Ma il Tar di Firenze nella sentenza pubblicata il 18 novembre scorso gli ha dato torto.  L’uomo era stato ritenuto responsabile per aver inserito su un gruppo Facebook, del suo settore, due commenti in relazione a due distinti post, apponendo in calce a ciascuno di essi un “mi piace”. Ma per i giudici amministrativi “il ricorso è infondato e va respinto”.

Lapidaria la sentenza del Tar che recita testualmente: “Il primo dei due post asseriva l’esistenza di una disparità di trattamento tra rapporti disciplinari redatti a carico dei detenuti e quelli nei confronti del personale circa un presunto insabbiamento delle segnalazioni a carico dei” con ulteriori riferimenti ai dipendenti. “Il secondo post – prosegue la sentenza – denigrava i funzionari del corpo di polizia penitenziaria”.

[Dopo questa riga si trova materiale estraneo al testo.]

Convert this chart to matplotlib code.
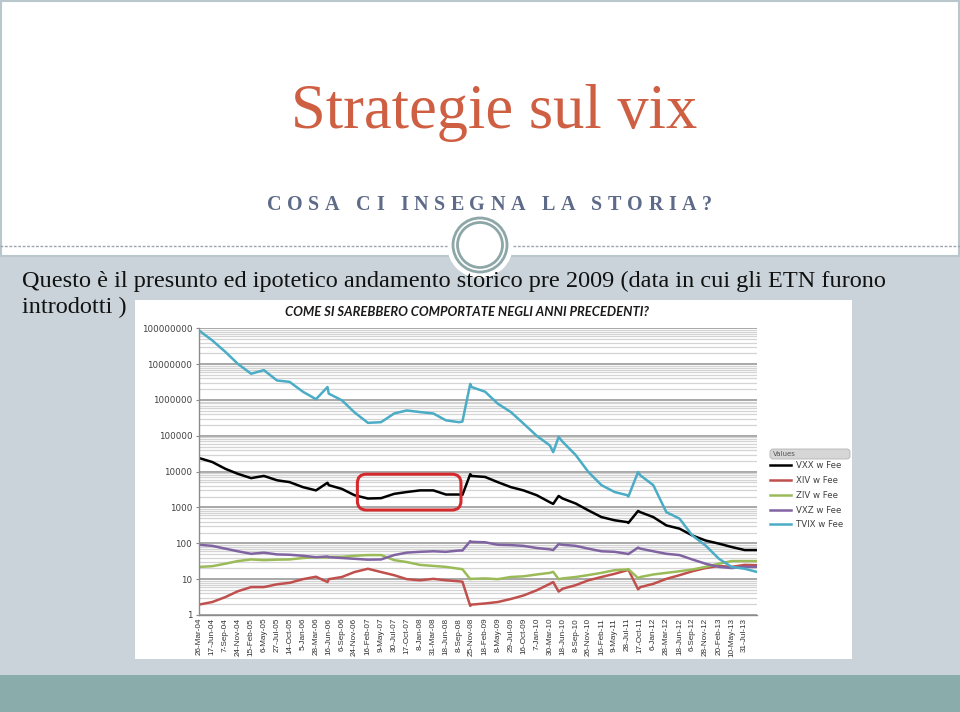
import matplotlib
matplotlib.use('Agg')
import matplotlib.pyplot as plt
import matplotlib.dates as mdates
import pandas as pd
from matplotlib.patches import Rectangle, Circle, FancyBboxPatch
from matplotlib.ticker import LogLocator, FuncFormatter, NullFormatter

# --- dati (scala logaritmica) ---
dates = [
    '2004-03-26', '2004-06-17', '2004-09-07', '2004-11-24', '2005-02-15',
    '2005-05-06', '2005-07-27', '2005-10-14', '2006-01-05', '2006-03-28',
    '2006-06-08', '2006-06-16', '2006-09-06', '2006-11-24', '2007-02-16',
    '2007-05-09', '2007-07-30', '2007-10-17', '2008-01-08', '2008-03-31',
    '2008-06-18', '2008-09-08', '2008-09-29', '2008-11-17', '2008-11-25',
    '2009-02-18', '2009-05-08', '2009-07-29', '2009-10-16', '2010-01-07',
    '2010-03-30', '2010-04-20', '2010-05-24', '2010-06-18', '2010-09-08',
    '2010-11-26', '2011-02-16', '2011-05-09', '2011-07-28', '2011-08-03',
    '2011-10-03', '2011-10-17', '2012-01-06', '2012-03-28', '2012-06-18',
    '2012-09-06', '2012-11-28', '2013-02-20', '2013-05-10', '2013-07-31',
    '2013-10-14',
]

vxx = [24000, 18600, 12000, 8700, 6600, 7600, 5750, 5100, 3700, 3000,
       4900, 4200, 3300, 2200, 1780, 1820, 2400, 2700, 3000, 3000,
       2300, 2300, 2240, 8500, 7600, 7100, 5100, 3700, 3000, 2200,
       1400, 1260, 2100, 1780, 1290, 830, 540, 440, 390, 370,
       800, 740, 540, 316, 257, 166, 120, 98, 79, 65,
       65]

xiv = [1.95, 2.3, 3.16, 4.6, 6.0, 6.0, 7.2, 7.9, 10, 11.7,
       8.3, 10, 11.5, 15.8, 19.5, 15.8, 12.9, 10, 9.3, 10.2,
       9.3, 8.7, 8.5, 1.8, 1.95, 2.1, 2.3, 2.8, 3.5, 4.9,
       7.4, 8.3, 4.5, 5.4, 6.8, 9.3, 11.5, 14.1, 17.8, 18.6,
       5.2, 6.0, 7.4, 10.2, 12.9, 16.6, 20.4, 23.4, 22, 25,
       24.5]

ziv = [22, 23, 27, 32, 35.5, 34, 35, 35.5, 39, 41,
       40, 42, 42, 45, 47, 47, 34, 30, 25, 23.4,
       22, 19.5, 19, 10, 10.2, 10.5, 10, 11.5, 12, 13.5,
       15, 16, 10, 10.5, 11.5, 13, 15, 17.8, 18.6, 19,
       10.7, 11.5, 13.5, 15, 16.6, 18.6, 22, 27, 32, 32,
       32]

vxz = [91, 85, 71, 60, 51, 55, 49, 48, 45, 41,
       43, 41, 39, 37, 35, 35.5, 47, 55, 58, 60,
       58, 63, 63, 115, 110, 107, 91, 89, 85, 74,
       68, 65, 95, 91, 85, 71, 60, 58, 51, 50,
       76, 71, 60, 51, 47, 35.5, 27, 22, 20.4, 22,
       22]

tvix = [8.7e7, 4.6e7, 2.2e7, 1.02e7, 5.4e6, 6.8e6, 3.5e6, 3.2e6, 1.7e6, 1.05e6,
        2.3e6, 1.5e6, 9.8e5, 4.5e5, 2.3e5, 2.4e5, 4.2e5, 5.1e5, 4.6e5, 4.2e5,
        2.7e5, 2.4e5, 2.5e5, 2.8e6, 2.3e6, 1.7e6, 7.9e5, 4.6e5, 2.2e5, 1.0e5,
        5.4e4, 3.5e4, 9.3e4, 6.8e4, 2.9e4, 9800, 4200, 2700, 2200, 2000,
        9800, 7900, 4200, 740, 490, 166, 87, 37, 22, 19.5,
        16]

series_names = ['VXX w Fee', 'XIV w Fee', 'ZIV w Fee', 'VXZ w Fee', 'TVIX w Fee']
series_colors = ['#000000', '#c0504d', '#9bbb59', '#8064a2', '#4bacc6']

tick_labels = [
    '26-Mar-04', '17-Jun-04', '7-Sep-04', '24-Nov-04', '15-Feb-05', '6-May-05',
    '27-Jul-05', '14-Oct-05', '5-Jan-06', '28-Mar-06', '16-Jun-06', '6-Sep-06',
    '24-Nov-06', '16-Feb-07', '9-May-07', '30-Jul-07', '17-Oct-07', '8-Jan-08',
    '31-Mar-08', '18-Jun-08', '8-Sep-08', '25-Nov-08', '18-Feb-09', '8-May-09',
    '29-Jul-09', '16-Oct-09', '7-Jan-10', '30-Mar-10', '18-Jun-10', '8-Sep-10',
    '26-Nov-10', '16-Feb-11', '9-May-11', '28-Jul-11', '17-Oct-11', '6-Jan-12',
    '28-Mar-12', '18-Jun-12', '6-Sep-12', '28-Nov-12', '20-Feb-13', '10-May-13',
    '31-Jul-13',
]
y_ticks = [1, 10, 100, 1000, 10000, 100000, 1000000, 10000000, 100000000]

# periodo evidenziato col riquadro rosso
box_dates = ['2006-12-12', '2008-09-20']
box_values = [850, 8500]

x = pd.to_datetime(dates)
ticks = pd.to_datetime(tick_labels, format='%d-%b-%y')

fig = plt.figure(figsize=(9.6, 7.12), dpi=100)

# sfondo della slide in pixel
bg = fig.add_axes([0, 0, 1, 1])
bg.set_xlim(0, 960)
bg.set_ylim(712, 0)
bg.axis('off')
r = fig.canvas.get_renderer()

bg.add_patch(Rectangle((0, 0), 960, 712, fc='white', ec='none'))
bg.add_patch(Rectangle((0, 256), 960, 419, fc='#c9d3d9', ec='none'))
bg.add_patch(Rectangle((0, 675), 960, 37, fc='#8aadab', ec='none'))
bg.add_patch(Rectangle((1, 1), 958, 255, fc='none', ec='#b9c7cd', lw=1.5))
bg.plot([0, 447], [246, 246], color='#9aa4aa', lw=1, ls=(0, (2, 1.2)))
bg.plot([513, 960], [246, 246], color='#9aa4aa', lw=1, ls=(0, (2, 1.2)))
bg.add_patch(Circle((480, 245), 33, fc='white', ec='none'))
bg.add_patch(Circle((480, 245), 27, fc='none', ec='#8da6a8', lw=2))
bg.add_patch(Circle((480, 245), 22.5, fc='none', ec='#8da6a8', lw=2))

bg.text(494, 128, 'Strategie sul vix', fontsize=45, family='Liberation Serif',
        color='#cf5f43', ha='center', va='baseline')


def tracked(s, x0, x1, y, **kw):
    widths = []
    for ch in s:
        if ch == ' ':
            a = bg.text(0, 0, 'II', **kw)
            b = bg.text(0, 0, 'I I', **kw)
            w = b.get_window_extent(r).width - a.get_window_extent(r).width
            a.remove()
            b.remove()
        else:
            t = bg.text(0, 0, ch, **kw)
            w = t.get_window_extent(r).width
            t.remove()
        widths.append(w)
    gap = (x1 - x0 - sum(widths)) / (len(s) - 1)
    pos = x0
    for ch, w in zip(s, widths):
        if ch != ' ':
            bg.text(pos, y, ch, ha='left', va='baseline', **kw)
        pos += w + gap


tracked('COSA CI INSEGNA LA STORIA?', 267, 712, 210, fontsize=14.5,
        family='Liberation Serif', weight='bold', color='#5d6a88')


def fitted(px, py, s, width, size, **kw):
    t = bg.text(px, py, s, fontsize=size, **kw)
    w = t.get_window_extent(r).width
    t.set_fontsize(size * width / w)
    return t


body = fitted(22, 287, 'Questo è il presunto ed ipotetico andamento storico pre 2009 '
              '(data in cui gli ETN furono', 860, 17, family='Liberation Serif',
              color='#111111', va='baseline')
bg.text(22, 313, 'introdotti )', fontsize=body.get_fontsize(), family='Liberation Serif',
        color='#111111', va='baseline')

# riquadro bianco del grafico
bg.add_patch(Rectangle((135, 300), 717, 359, fc='white', ec='none'))
fitted(467, 316, 'COME SI SAREBBERO COMPORTATE NEGLI ANNI PRECEDENTI?', 361, 8.5,
       family='Lato', weight='bold', style='italic', color='#1a1a1a',
       ha='center', va='baseline')

ax = fig.add_axes([198.5 / 960, 1 - 615 / 712, (757 - 198.5) / 960, (615 - 328.3) / 712])
ax.set_facecolor('white')

serie = [vxx, xiv, ziv, vxz, tvix]
lines = []
for vals, name, col in zip(serie, series_names, series_colors):
    ln, = ax.plot(x, vals, color=col, lw=1.8, label=name, solid_joinstyle='round')
    lines.append(ln)

ax.set_yscale('log')
ax.set_ylim(1, 1e8)
ax.set_xlim(pd.Timestamp('2004-03-23'), pd.Timestamp('2013-10-16'))
ax.set_yticks(y_ticks)
ax.yaxis.set_major_formatter(FuncFormatter(lambda v, p: f'{v:.0f}'))
ax.yaxis.set_minor_locator(LogLocator(base=10, subs=range(2, 10)))
ax.yaxis.set_minor_formatter(NullFormatter())
ax.set_xticks(ticks)
ax.set_xticklabels(tick_labels, rotation=90, family='Liberation Sans',
                   fontsize=5.9, color='#303030')
for lab in ax.get_yticklabels():
    lab.set_family('DejaVu Sans')
    lab.set_fontsize(6.3)
    lab.set_color('#404040')
ax.tick_params(axis='x', length=0, pad=2)
ax.tick_params(axis='y', which='major', length=2.5, pad=2, color='#8c8c8c')
ax.tick_params(axis='y', which='minor', length=0)
ax.grid(True, axis='y', which='major', color='#a8a8a8', lw=1.4)
ax.grid(True, axis='y', which='minor', color='#d4d4d4', lw=0.9)
ax.set_axisbelow(True)
for s in ['top', 'right']:
    ax.spines[s].set_visible(False)
for s in ['left', 'bottom']:
    ax.spines[s].set_color('#8c8c8c')
    ax.spines[s].set_linewidth(1)

# riquadro rosso
corners = ax.transData.transform([[mdates.date2num(pd.Timestamp(box_dates[0])), box_values[0]],
                                  [mdates.date2num(pd.Timestamp(box_dates[1])), box_values[1]]])
corners = bg.transData.inverted().transform(corners)
bx0, bx1 = sorted(corners[:, 0])
by0, by1 = sorted(corners[:, 1])
fig.add_artist(FancyBboxPatch((bx0, by0), bx1 - bx0, by1 - by0,
                              boxstyle='round,pad=0,rounding_size=9', fc='none',
                              ec='#d42a2e', lw=2.2, transform=bg.transData, zorder=5))

# legenda
bg.add_patch(FancyBboxPatch((770, 449), 80, 10, boxstyle='round,pad=0,rounding_size=3',
                            fc='#d6d6d6', ec='#b5b5b5', lw=0.6))
bg.text(773, 454.5, 'Values', fontsize=5, color='#555555', va='center', family='DejaVu Sans')
leg = fig.legend(lines, series_names, loc='upper left',
                 bbox_to_anchor=(770 / 960, 1 - 461 / 712), frameon=False,
                 prop={'family': 'DejaVu Sans', 'size': 6.2}, handlelength=2.4,
                 handletextpad=0.6, labelspacing=0.68, borderpad=0, borderaxespad=0)
for t in leg.get_texts():
    t.set_color('#404040')

fig.savefig('out.png', dpi=100)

“Nel primo caso – spiega il giudice amministrativo – si tratta di un’accusa grave a carico dei funzionari senza che fossero addotti elementi oggettivi per confutarla, mentre il secondo si limita a contenere delle espressioni offensive, contrarie alla minima continenza e civile espressione di critica alla quale il ricorrente era tenuto”. E poi il nocciolo della questione: “È peraltro evidente che l’apposizione del cosiddetto “mi piace” non costituisce un comportamento “neutro” e irrilevante, ma comporta l’espressione, seppur implicita, di un pensiero, di adesione al post e al commento che si legge e in relazione al quale si intende manifestare una condivisione, volendo così rendere evidente a tutti la propria adesione e la volontà di fare proprio il commento di cui si tratta. Si consideri che l’amministrazione ha dimostrato come il gruppo costituiva un gruppo aperto (e non chiuso come sostenuto dal ricorrente) che vantava un considerevole numero di iscritti (pari a cinquantamila followers e quasi 47mila iscritti”.

Al momento non risulta ancora proposto appello al Consiglio di Stato, se ne saprà di più nei prossimi giorni.